Last year, park activists celebrated the completion of an even more ambitious project at Marcus Garvey, the $7 million renovation of the Richard Rodgers Amphitheater, largely funded with $4 million from the Metropolitan Transportation Authority and $1.2 million from the Manhattan borough president’s office and the City Council. A refurbished watchtower and Acropolis would complete the park’s transformation.
Conditions are cyclical, said Carla Mcintosh, a lifelong Harlem resident. She played in the park as a child and remembers her grandmother warning her about purse snatchers. The 1980’s were especially dangerous, she said.
“You used to have bodies in the park every week back in the day. We’ve come a long way,” said Bill Stokely, who lives in a brownstone nearby. He thinks gentrification is driving the renovation efforts.
Central Harlem’s population grew by almost 10 percent between 2000 and 2010, but the black population declined by 9,544. At the same time, the white population grew in central Harlem south and in East Harlem south by 9,200 people, according to CUNY’s Center for Urban Research.

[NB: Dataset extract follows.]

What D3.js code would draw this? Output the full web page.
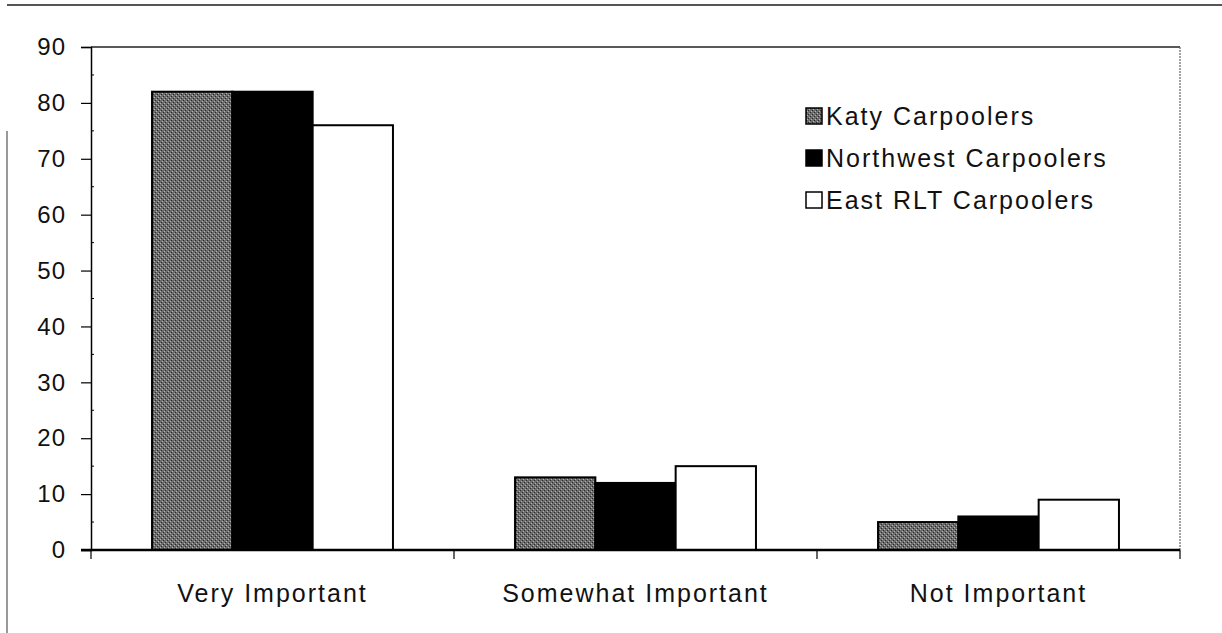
<!DOCTYPE html>
<html>
<head>
<meta charset="utf-8">
<script src="https://cdn.jsdelivr.net/npm/d3@7"></script>
<style>
  body { margin: 0; background: #fff; }
  svg text { font-family: "Liberation Sans", Arial, sans-serif; fill: #111; }
</style>
</head>
<body>
<svg id="Vis" width="1222" height="633"></svg>
<script>
var categories = ["Very Important", "Somewhat Important", "Not Important"];
var seriesNames = ["Katy Carpoolers", "Northwest Carpoolers", "East RLT Carpoolers"];
var katyValues = [82, 13, 5];
var northwestValues = [82, 12, 6];
var eastValues = [76, 15, 9];
var yTicks = [0, 10, 20, 30, 40, 50, 60, 70, 80, 90];

var seriesValues = [katyValues, northwestValues, eastValues];
var fills = ["url(#katyPat)", "#000", "#fff"];

var svg = d3.select("#Vis");

// stippled grey used for the Katy bars
var defs = svg.append("defs");
var pat = defs.append("pattern")
  .attr("id", "katyPat")
  .attr("width", 4).attr("height", 4)
  .attr("patternUnits", "userSpaceOnUse");
pat.append("rect").attr("width", 4).attr("height", 4).attr("fill", "#6c6c6c");
pat.append("rect").attr("x", 0).attr("y", 0).attr("width", 1).attr("height", 1).attr("fill", "#2a2a2a");
pat.append("rect").attr("x", 2).attr("y", 2).attr("width", 1).attr("height", 1).attr("fill", "#2a2a2a");
pat.append("rect").attr("x", 1).attr("y", 3).attr("width", 1).attr("height", 1).attr("fill", "#b5b5b5");
pat.append("rect").attr("x", 3).attr("y", 1).attr("width", 1).attr("height", 1).attr("fill", "#b5b5b5");

// outer frame of the figure (top + left only, like the scan)
svg.append("line").attr("x1", 7).attr("x2", 1222).attr("y1", 5).attr("y2", 5)
  .attr("stroke", "#555").attr("stroke-width", 2);
svg.append("line").attr("x1", 7).attr("x2", 7).attr("y1", 131).attr("y2", 633)
  .attr("stroke", "#777").attr("stroke-width", 1.5);

var plotLeft = 91, plotRight = 1180, plotTop = 47, plotBottom = 550;

var x0 = d3.scaleBand().domain(categories).range([plotLeft, plotRight]).padding(0);
var x1 = d3.scaleBand().domain(d3.range(3)).range([0, x0.bandwidth()])
  .paddingInner(0).paddingOuter(0.76);
var y = d3.scaleLinear().domain([0, 90]).range([plotBottom, plotTop]);

// plot frame top + right
svg.append("line").attr("x1", plotLeft).attr("x2", plotRight).attr("y1", plotTop).attr("y2", plotTop)
  .attr("stroke", "#222").attr("stroke-width", 1.5);
svg.append("line").attr("x1", plotRight).attr("x2", plotRight).attr("y1", plotTop).attr("y2", plotBottom)
  .attr("stroke", "#666").attr("stroke-width", 1.2).attr("stroke-dasharray", "2,1");

// bars
var groups = svg.append("g").selectAll("g")
  .data(categories).enter().append("g")
  .attr("transform", function(d){ return "translate(" + x0(d) + ",0)"; });

groups.selectAll("rect")
  .data(function(d, i){ return seriesValues.map(function(s, k){ return {k: k, v: s[i]}; }); })
  .enter().append("rect")
  .attr("x", function(d){ return x1(d.k); })
  .attr("y", function(d){ return y(d.v); })
  .attr("width", x1.bandwidth())
  .attr("height", function(d){ return plotBottom - y(d.v); })
  .attr("fill", function(d){ return fills[d.k]; })
  .attr("stroke", "#000")
  .attr("stroke-width", 2);

// y axis
var yAxis = d3.axisLeft(y).tickValues(yTicks).tickSize(10).tickPadding(15);
var gy = svg.append("g").attr("transform", "translate(" + plotLeft + ",0)").call(yAxis);
gy.select(".domain").attr("stroke", "#000").attr("stroke-width", 1.5);
gy.selectAll(".tick line").attr("stroke", "#000").attr("stroke-width", 1.2);
gy.selectAll("text").attr("font-size", 24).attr("letter-spacing", 1)
  .attr("font-family", "Liberation Sans, Arial, sans-serif").attr("fill", "#111");

// minor ticks inside
svg.append("g").selectAll("line")
  .data(yTicks.slice(0, -1).map(function(t){ return t + 5; }))
  .enter().append("line")
  .attr("x1", plotLeft).attr("x2", plotLeft + 3)
  .attr("y1", function(d){ return y(d); }).attr("y2", function(d){ return y(d); })
  .attr("stroke", "#000").attr("stroke-width", 1);

// x axis: baseline + boundary ticks
svg.append("line").attr("x1", plotLeft - 10).attr("x2", plotRight).attr("y1", plotBottom).attr("y2", plotBottom)
  .attr("stroke", "#000").attr("stroke-width", 2.5);
var bounds = categories.map(function(c){ return x0(c); }).concat([plotRight]);
svg.append("g").selectAll("line")
  .data(bounds).enter().append("line")
  .attr("x1", function(d){ return d; }).attr("x2", function(d){ return d; })
  .attr("y1", plotBottom).attr("y2", plotBottom + 9)
  .attr("stroke", "#000").attr("stroke-width", 1.2);

svg.append("g").selectAll("text")
  .data(categories).enter().append("text")
  .attr("x", function(d){ return x0(d) + x0.bandwidth() / 2; })
  .attr("y", 602)
  .attr("text-anchor", "middle")
  .attr("font-size", 25)
  .attr("letter-spacing", 2)
  .text(function(d){ return d; });

// legend
var legend = svg.append("g").selectAll("g")
  .data(seriesNames).enter().append("g")
  .attr("transform", function(d, i){ return "translate(806," + (116 + i * 42) + ")"; });
legend.append("rect")
  .attr("x", 0).attr("y", -8).attr("width", 16).attr("height", 16)
  .attr("fill", function(d, i){ return fills[i]; })
  .attr("stroke", "#000").attr("stroke-width", 1.5);
legend.append("text")
  .attr("x", 20).attr("y", 9)
  .attr("font-size", 25)
  .attr("letter-spacing", 2)
  .text(function(d){ return d; });
</script>
</body>
</html>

“It took the community to change for something to get rolling,” Stokely said. “This project is going to be built because it’s going to increase property values.”
But Asberry-Chresfield argues that property values are already high because the area around the park is designated a historic district.

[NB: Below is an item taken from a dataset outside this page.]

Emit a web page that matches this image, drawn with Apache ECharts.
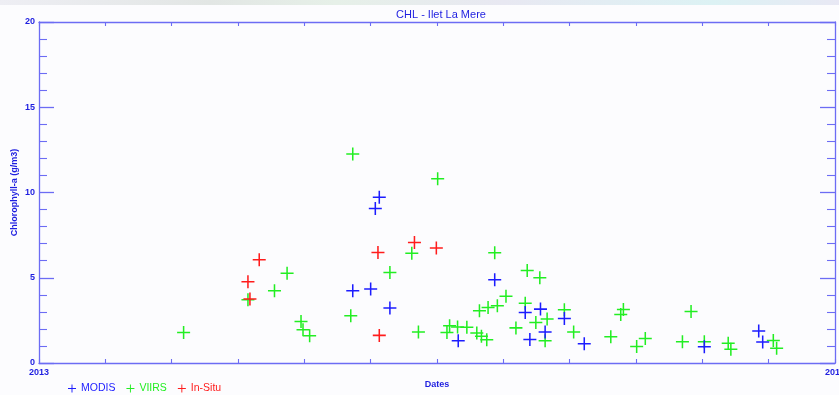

Angel Ayon, a preservation architect who fell in love with the watchtower, assessed the structure for his Columbia University thesis in 2002. He constructed a timeline mapping major events in its history, compiled old maps and photos, and produced a website.
The tower should be saved for its historical value, its unique architecture and for what it represents, Ayon said. Volunteers once stood at the top looking for signs of smoke. Often they were war veterans who could do little but sit for long periods and look out for their neighbors.
“People were volunteers and there for each other,” Ayon said. “I think that people continue to care for each other, and I’d like to think that people continue to care for that tower.”
The article originally stated that the Harlem Fire Watchtower will be sent to Maryland for restoration, but the repair destination has not been set.
The article also originally stated that Asberry-Chresfield “envisions” joggers climbing the Acropolis. She actually said that joggers have already replaced criminals.